=== EXERCISE DETAILS ===
Please return nothing but the lines between the line holding "Reproduce this chart with matplotlib." and the line holding "plt.rcParams['font.family'] = ['Noto", both ends included, without the pictures.

* * * *

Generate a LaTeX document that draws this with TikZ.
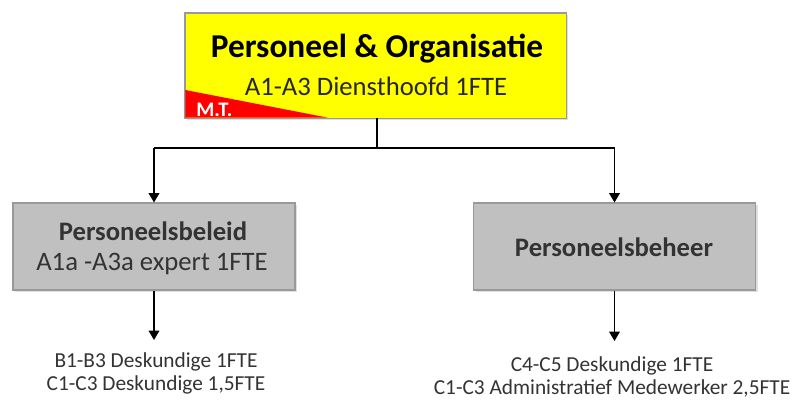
\documentclass[tikz,border=0pt]{standalone}
\usepackage{fontspec}
\setmainfont{Carlito}
\usetikzlibrary{arrows.meta,shadows}
\definecolor{topyellow}{HTML}{FFFF00}
\definecolor{boxgray}{HTML}{C0C0C0}
\definecolor{edgegray}{HTML}{999999}
\definecolor{mtred}{HTML}{FF0000}
\definecolor{txtgray}{HTML}{333333}
\tikzset{
  topbox/.style={draw=edgegray, line width=0.6pt, fill=topyellow, minimum width=381*0.75pt, minimum height=105*0.75pt, inner sep=0pt, drop shadow={shadow xshift=1.5pt, shadow yshift=-1.5pt, opacity=0.25}},
  graybox/.style={draw=edgegray, line width=0.8pt, fill=boxgray, minimum width=282*0.75pt, minimum height=87*0.75pt, inner sep=0pt, drop shadow={shadow xshift=1.5pt, shadow yshift=-1.5pt, opacity=0.25}},
  conn/.style={line width=0.9pt, black},
  arr/.style={conn, -{Triangle[width=8pt,length=7pt]}},
  staff/.style={align=center, text=txtgray, font=\fontsize{16pt}{17.3pt}\selectfont, inner sep=0pt}
}
\begin{document}
\begin{tikzpicture}[x=0.75pt,y=-0.75pt]
\useasboundingbox (0,0) rectangle (798,404);
% top box
\node[topbox] (po) at (375.5,65.5) {};
\fill[mtred] (185.3,90) -- (185.3,117.7) -- (328,117.7) -- cycle;
\node[font=\bfseries\fontsize{15.5pt}{17pt}\selectfont, text=white, anchor=base west, inner sep=0pt] (mt) at (196,116.5) {M.T.};
\draw[edgegray, line width=0.6pt] (po.south west) rectangle (po.north east);
\node[font=\bfseries\fontsize{25pt}{27pt}\selectfont, text=black, inner sep=0pt] (potitle) at (377,49) {Personeel \& Organisatie};
\node[font=\fontsize{20pt}{22pt}\selectfont, text=black!85, inner sep=0pt] (posub) at (376,86) {A1-A3 Diensthoofd 1FTE};
% gray boxes
\node[graybox] (pb) at (154,246.5) {};
\node[font=\bfseries\fontsize{20pt}{22pt}\selectfont, text=txtgray, inner sep=0pt] (pbtitle) at (153,231) {Personeelsbeleid};
\node[font=\fontsize{20pt}{22pt}\selectfont, text=txtgray, inner sep=0pt] (pbsub) at (152,264) {A1a -A3a expert 1FTE};
\node[graybox] (ph) at (614.5,246.5) {};
\node[font=\bfseries\fontsize{20pt}{22pt}\selectfont, text=txtgray, inner sep=0pt] (phtitle) at (614,247) {Personeelsbeheer};
% connectors
\coordinate (split) at (377,148);
\coordinate (sl) at (154,148);
\coordinate (sr) at (614.5,148);
\draw[conn] (po.south -| split) -- (split);
\draw[conn] (sl) -- (sr);
\draw[arr] (sl) -- (pb.north);
\draw[arr] (sr) -- (ph.north);
% staff texts
\node[staff] (pbstaff) at (156,373) {B1-B3 Deskundige 1FTE\\C1-C3 Deskundige 1,5FTE};
\node[staff] (phstaff) at (612,377) {C4-C5 Deskundige 1FTE\\C1-C3 Administratief Medewerker 2,5FTE};
\draw[arr] (pb.south) -- (154,340);
\draw[arr] (ph.south) -- (614.5,341);
\end{tikzpicture}
\end{document}
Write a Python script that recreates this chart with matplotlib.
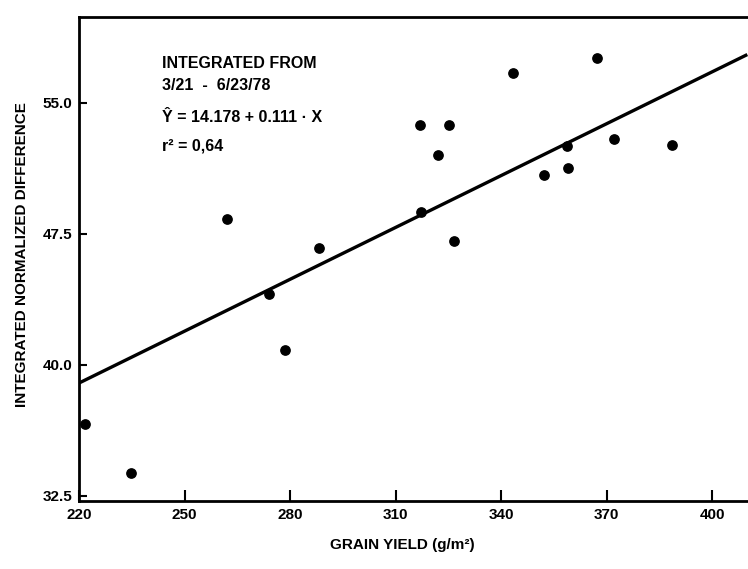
import matplotlib
matplotlib.use("Agg")
import matplotlib.pyplot as plt
from matplotlib import font_manager as fm

# data
grain_yield = [221.6, 234.9, 262.2, 273.9, 278.5, 288.2, 317.0, 317.1, 322.0,
               325.3, 326.6, 343.5, 352.2, 358.6, 359.0, 367.3, 372.2, 388.7]
int_nd = [36.63, 33.81, 48.32, 44.07, 40.82, 46.69, 53.70, 48.73, 52.00,
          53.72, 47.10, 56.72, 50.85, 52.53, 51.27, 57.54, 52.92, 52.57]

# regression line as drawn
fit_x = [220, 410]
fit_y = [38.95, 57.75]

x_ticks = [220, 250, 280, 310, 340, 370, 400]
y_ticks = [32.5, 40.0, 47.5, 55.0]
y_tick_labels = ["32.5", "40.0", "47.5", "55.0"]

# narrow bold sans if there is one, otherwise Liberation Sans
names = {f.name for f in fm.fontManager.ttflist}
if "Liberation Sans Narrow" in names:
    font = ["Liberation Sans Narrow", "DejaVu Sans"]
else:
    font = ["Liberation Sans", "DejaVu Sans"]
plt.rcParams["font.family"] = font
plt.rcParams["font.weight"] = "bold"

W, H = 748, 569
fig = plt.figure(figsize=(W / 100, H / 100), dpi=100)
ax = fig.add_axes([79 / W, 1 - 501 / H, 669 / W, 484 / H])

ax.plot(fit_x, fit_y, color="black", lw=2.4, solid_capstyle="butt")
ax.scatter(grain_yield, int_nd, s=45, color="black", zorder=3)

ax.set_xlim(220, 410.2)
ax.set_ylim(32.2, 59.9)
ax.set_xticks(x_ticks)
ax.set_yticks(y_ticks)
ax.set_yticklabels(y_tick_labels)
ax.tick_params(axis="x", direction="in", length=8, width=1.5, pad=5, labelsize=11)
ax.tick_params(axis="y", direction="in", length=6, width=1.5, pad=5, labelsize=11)

for side in ["left", "bottom", "top"]:
    ax.spines[side].set_linewidth(2)
ax.spines["right"].set_visible(False)

ax.set_xlabel("GRAIN YIELD (g/m²)", fontsize=11, fontweight="bold")
ax.set_ylabel("INTEGRATED NORMALIZED DIFFERENCE", fontsize=11, fontweight="bold")
ax.xaxis.set_label_coords(0.484, -0.091)
ax.yaxis.set_label_coords(-0.085, 0.51)
ax.xaxis.label.set_va("center")
ax.yaxis.label.set_va("center")

txt = dict(transform=ax.transAxes, fontsize=11.5, fontweight="bold", va="baseline", ha="left")
ax.text(0.124, 0.895, "INTEGRATED FROM", **txt)
ax.text(0.124, 0.849, "3/21  -  6/23/78", **txt)
ax.text(0.124, 0.783, "Ŷ = 14.178 + 0.111 · X", **txt)
ax.text(0.124, 0.725, "r² = 0,64", **txt)

fig.savefig("out.png", dpi=100)
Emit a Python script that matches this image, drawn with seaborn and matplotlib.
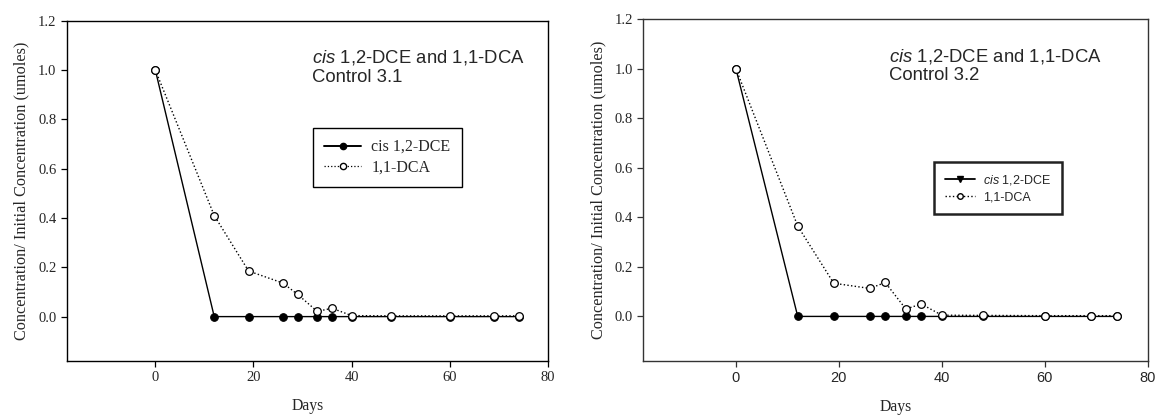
import numpy as np
import pandas as pd
import matplotlib
matplotlib.use("Agg")
import matplotlib.pyplot as plt
from matplotlib.lines import Line2D
import seaborn as sns

# sampling days (cis 1,2-DCE points hidden under the open circles after day 36)
days = [0, 12, 19, 26, 29, 33, 36, 40, 48, 60, 69, 74]

# Control 3.1
dce_31 = [1.0, 0, 0, 0, 0, 0, 0, 0, 0, 0, 0, 0]
dca_31 = [1.0, 0.41, 0.185, 0.136, 0.09, 0.021, 0.034, 0.004, 0.003, 0.003, 0.003, 0.003]

# Control 3.2
dce_32 = [1.0, 0, 0, 0, 0, 0, 0, 0, 0, 0, 0, 0]
dca_32 = [1.0, 0.365, 0.134, 0.113, 0.137, 0.03, 0.05, 0.005, 0.004, 0.003, 0.003, 0.003]

x_ticks = [0, 20, 40, 60, 80]
y_ticks = [0.0, 0.2, 0.4, 0.6, 0.8, 1.0, 1.2]

sns.set_style("ticks")
plt.rcParams["font.family"] = ["Liberation Serif", "DejaVu Serif"]
plt.rcParams["mathtext.fontset"] = "custom"
plt.rcParams["mathtext.rm"] = "Liberation Sans"
plt.rcParams["mathtext.it"] = "Liberation Sans:italic"

fig = plt.figure(figsize=(11.57, 4.18), dpi=100)
ax1 = fig.add_axes([0.0579, 0.1364, 0.4157, 0.814])
ax2 = fig.add_axes([0.556, 0.1364, 0.436, 0.8175])

panels = [
    (ax1, dce_31, dca_31, "Control 3.1", 0.509, "black"),
    (ax2, dce_32, dca_32, "Control 3.2", 0.488, "#333333"),
]

for ax, dce, dca, name, tx, spine_col in panels:
    df = pd.DataFrame({"Days": days, "DCE": dce, "DCA": dca})
    sns.lineplot(data=df, x="Days", y="DCE", ax=ax, color="black", lw=1.0,
                 marker="o", markersize=5.5, markerfacecolor="black",
                 markeredgecolor="black")
    sns.lineplot(data=df, x="Days", y="DCA", ax=ax, color="black", lw=1.0,
                 linestyle=":", marker="o", markersize=5.5,
                 markerfacecolor="white", markeredgecolor="black",
                 markeredgewidth=0.9)
    ax.set_xlim(-18, 80)
    ax.set_ylim(-0.18, 1.2)
    ax.set_xticks(x_ticks)
    ax.set_yticks(y_ticks)
    ax.set_yticklabels([f"{v:.1f}" for v in y_ticks], fontsize=10.5)
    ax.set_xlabel("Days", fontsize=11.3, labelpad=10)
    ax.set_ylabel("Concentration/ Initial Concentration (umoles)", fontsize=11.7,
                  labelpad=6)
    for s in ax.spines.values():
        s.set_visible(True)
        s.set_color(spine_col)
        s.set_linewidth(1.0)
    ax.tick_params(axis="both", length=4, width=0.9, color=spine_col,
                   direction="out", top=False, right=False)
    ax.text(tx, 0.92, r"$\mathit{cis}$ 1,2-DCE and 1,1-DCA" + "\n" + name,
            transform=ax.transAxes, fontsize=13.3, va="top", ha="left",
            family="Liberation Sans", linespacing=1.12)

# left panel: x tick labels in serif
ax1.set_xticklabels([str(v) for v in x_ticks], fontsize=10.5)
ax1.legend(handles=[
    Line2D([], [], color="black", lw=1.4, marker="o", markersize=4.5,
           markerfacecolor="black"),
    Line2D([], [], color="black", lw=0.9, ls=":", marker="o", markersize=4.5,
           markerfacecolor="white"),
], labels=["cis 1,2-DCE", "1,1-DCA"], loc="upper left",
    bbox_to_anchor=(0.512, 0.685), borderaxespad=0, fancybox=False,
    framealpha=1, edgecolor="black", fontsize=11.5, handlelength=2.3,
    handletextpad=0.63, borderpad=0.7, labelspacing=0.3)

# right panel: x tick labels in sans
ax2.set_xticklabels([str(v) for v in x_ticks], fontsize=10.5,
                    family="Liberation Sans")
leg2 = ax2.legend(handles=[
    Line2D([], [], color="black", lw=1.3, marker="v", markersize=4,
           markerfacecolor="black"),
    Line2D([], [], color="black", lw=1.0, ls=":", marker="o", markersize=4,
           markerfacecolor="white"),
], labels=[r"$\mathit{cis}$ 1,2-DCE", "1,1-DCA"], loc="upper left",
    bbox_to_anchor=(0.576, 0.582), borderaxespad=0, fancybox=False,
    framealpha=1, edgecolor="#222222",
    prop={"family": "Liberation Sans", "size": 9},
    handlelength=2.4, handletextpad=0.6, borderpad=0.9, labelspacing=0.3)
leg2.get_frame().set_linewidth(1.8)

plt.savefig("out.png", dpi=100)
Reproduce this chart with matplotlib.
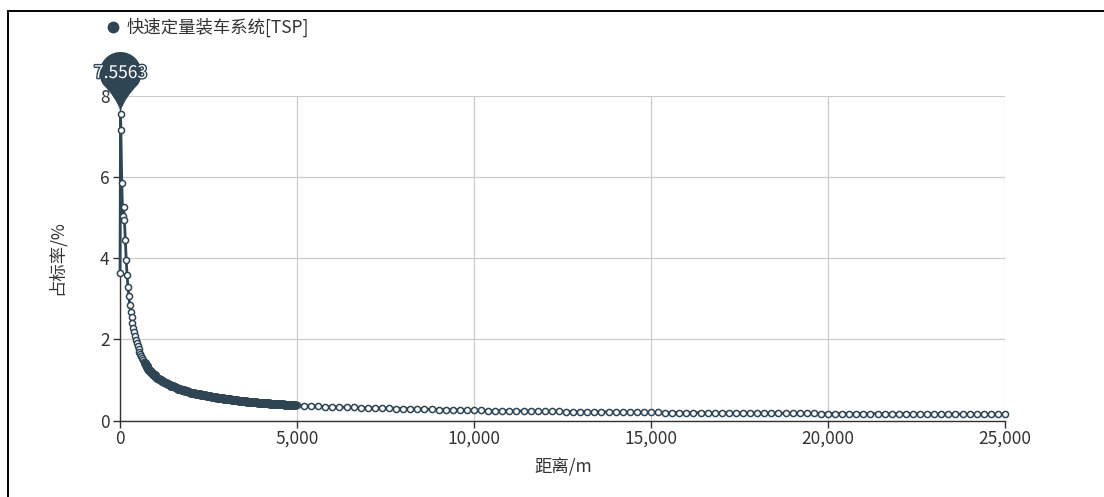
import numpy as np
import matplotlib
matplotlib.use('Agg')
import matplotlib.pyplot as plt
from matplotlib.path import Path
from matplotlib.patches import PathPatch, Rectangle
from matplotlib.lines import Line2D
from matplotlib.transforms import IdentityTransform, Affine2D
from matplotlib.ticker import FuncFormatter
import matplotlib.patheffects as pe

plt.rcParams['font.family'] = ['Noto Sans CJK SC', 'DejaVu Sans']

series_name = '快速定量装车系统[TSP]'
x_label = '距离/m'
y_label = '占标率/%'
x_ticks = [0, 5000, 10000, 15000, 20000, 25000]
y_ticks = [0, 2, 4, 6, 8]
max_label = '7.5563'

near_dist = [1, 15, 25, 50, 75, 100, 125, 150, 175, 200, 225, 250]
near_rate = [3.63, 7.5563, 7.15, 5.86, 5.03, 5.26, 4.95, 4.44, 3.96, 3.58, 3.29, 3.06]

mid_dist = list(range(275, 1001, 25))
mid_rate = [2.85, 2.68, 2.54, 2.41, 2.29,
            2.18, 2.08, 1.99, 1.91, 1.83,
            1.76, 1.70, 1.64, 1.58, 1.53,
            1.48, 1.44, 1.41, 1.37, 1.34,
            1.31, 1.28, 1.25, 1.22, 1.20,
            1.17, 1.15, 1.13, 1.11, 1.09]

far_dist = list(range(1050, 5001, 50))
far_rate = [1.06, 1.03, 1.00, 0.975,
            0.95, 0.925, 0.90, 0.88,
            0.86, 0.84, 0.82, 0.80,
            0.785, 0.77, 0.755, 0.74,
            0.727, 0.715, 0.702, 0.69,
            0.68, 0.671, 0.662, 0.653, 0.644, 0.636, 0.628, 0.62, 0.61, 0.60,
            0.593, 0.586, 0.579, 0.572, 0.565, 0.558, 0.551, 0.544, 0.537, 0.53,
            0.524, 0.518, 0.512, 0.507, 0.502, 0.497, 0.492, 0.487, 0.482, 0.477,
            0.472, 0.467, 0.463, 0.459, 0.455, 0.451, 0.447, 0.443, 0.439, 0.435,
            0.431, 0.427, 0.424, 0.421, 0.418, 0.414, 0.411, 0.408, 0.405, 0.402,
            0.399, 0.396, 0.393, 0.390, 0.387, 0.384, 0.381, 0.378, 0.375, 0.372]

tail_dist = list(range(5200, 25001, 200))
tail_rate = [0.365, 0.358, 0.351, 0.344, 0.337,
             0.331, 0.326, 0.321, 0.316, 0.311,
             0.306, 0.302, 0.298, 0.294, 0.290,
             0.286, 0.281, 0.277, 0.272, 0.268,
             0.264, 0.261, 0.257, 0.254, 0.250,
             0.247, 0.245, 0.242, 0.240, 0.237,
             0.235, 0.233, 0.230, 0.228, 0.226,
             0.224, 0.222, 0.220, 0.218, 0.216,
             0.214, 0.212, 0.211, 0.209, 0.207,
             0.206, 0.204, 0.203, 0.201, 0.200,
             0.199, 0.197, 0.196, 0.194, 0.193,
             0.192, 0.191, 0.189, 0.188, 0.187,
             0.186, 0.185, 0.183, 0.182, 0.181,
             0.180, 0.179, 0.178, 0.177, 0.176,
             0.175, 0.174, 0.173, 0.172, 0.171,
             0.170, 0.170, 0.169, 0.168, 0.167,
             0.166, 0.166, 0.165, 0.164, 0.163,
             0.162, 0.162, 0.161, 0.160, 0.159,
             0.158, 0.158, 0.157, 0.156, 0.155,
             0.154, 0.154, 0.153, 0.152, 0.151]

dist = near_dist + mid_dist + far_dist + tail_dist
rate = near_rate + mid_rate + far_rate + tail_rate

COLOR = '#2f4554'
TEXT = '#333333'
W, H = 1104, 497

fig = plt.figure(figsize=(W / 100, H / 100), dpi=100)
ax = fig.add_axes([120 / W, 1 - 420.5 / H, (1005 - 120) / W, (420.5 - 96) / H])

ax.plot(dist, rate, color=COLOR, lw=2.0, marker='o', ms=4.4, mfc='white',
        mec=COLOR, mew=1.1, clip_on=False, zorder=3)

# where the samples are packed tightly the symbols merge into a solid band
dense_x = [x for x in dist if 700 <= x <= 4950]
dense_y = [y for x, y in zip(dist, rate) if 700 <= x <= 4950]
ax.plot(dense_x, dense_y, lw=0, marker='o', ms=6.0, mfc=COLOR, mec=COLOR,
        mew=0.5, zorder=3.5)

ax.set_xlim(0, 25000)
ax.set_ylim(0, 8)
ax.set_xticks(x_ticks)
ax.set_yticks(y_ticks)
ax.xaxis.set_major_formatter(FuncFormatter(lambda v, p: f'{int(v):,}'))
ax.grid(True, color='#cccccc', lw=0.9)
ax.set_axisbelow(True)
for s in ['top', 'right']:
    ax.spines[s].set_visible(False)
for s in ['left', 'bottom']:
    ax.spines[s].set_color(TEXT)
    ax.spines[s].set_linewidth(1.0)
ax.tick_params(axis='both', colors=TEXT, labelsize=12.5, length=5, width=1.0)
ax.tick_params(axis='x', pad=1.5)
ax.tick_params(axis='y', pad=2.5)

fig.text(57, H - 258, y_label, transform=IdentityTransform(), rotation=90,
         ha='center', va='center', fontsize=12.5, color=TEXT)
fig.text(563, H - 467, x_label, transform=IdentityTransform(),
         ha='center', va='center', fontsize=12.5, color=TEXT)

# legend
fig.add_artist(Line2D([113], [H - 27], marker='o', ms=7.5, color=COLOR, lw=0,
                      transform=IdentityTransform()))
fig.text(127, H - 27, series_name, transform=IdentityTransform(),
         ha='left', va='center', fontsize=12.5, color=TEXT)

# pin marker at maximum
fig.canvas.draw()
imax = int(np.argmax(rate))
tx, ty = ax.transData.transform((dist[imax], rate[imax]))
ty += 3
r, d = 21.0, 38.0
th = np.degrees(np.arccos(r / d))
a1 = -(90 - th)
a2 = 180 + (90 - th)
arc = Path.arc(a1, a2)
av = arc.vertices * r + np.array([0, d])
verts = [(0, 0), (5, 14), tuple(av[0])] + [tuple(v) for v in av[1:]] + [(-5, 14), (0, 0), (0, 0)]
codes = [Path.MOVETO, Path.CURVE3, Path.CURVE3] + list(arc.codes[1:]) + [Path.CURVE3, Path.CURVE3, Path.CLOSEPOLY]
pin = PathPatch(Path(verts, codes), facecolor=COLOR, edgecolor='none',
                transform=Affine2D().translate(tx, ty), zorder=10)
fig.add_artist(pin)
fig.text(tx, ty + d, max_label, transform=IdentityTransform(), ha='center', va='center',
         fontsize=12.5, color='white', zorder=11,
         path_effects=[pe.withStroke(linewidth=2, foreground=COLOR)])

# outer frame
fig.add_artist(Rectangle((8, -20), 1300, H - 11 + 20, fill=False, lw=1.4,
                         edgecolor='black', transform=IdentityTransform()))

fig.savefig('out.png', dpi=100)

* * * *

=== FINISHED ANSWER ===
Reproduce this chart with matplotlib.
import numpy as np
import matplotlib
matplotlib.use('Agg')
import matplotlib.pyplot as plt
from matplotlib.path import Path
from matplotlib.patches import PathPatch, Rectangle
from matplotlib.lines import Line2D
from matplotlib.transforms import IdentityTransform, Affine2D
from matplotlib.ticker import FuncFormatter
import matplotlib.patheffects as pe

plt.rcParams['font.family'] = ['Noto Sans CJK SC', 'DejaVu Sans']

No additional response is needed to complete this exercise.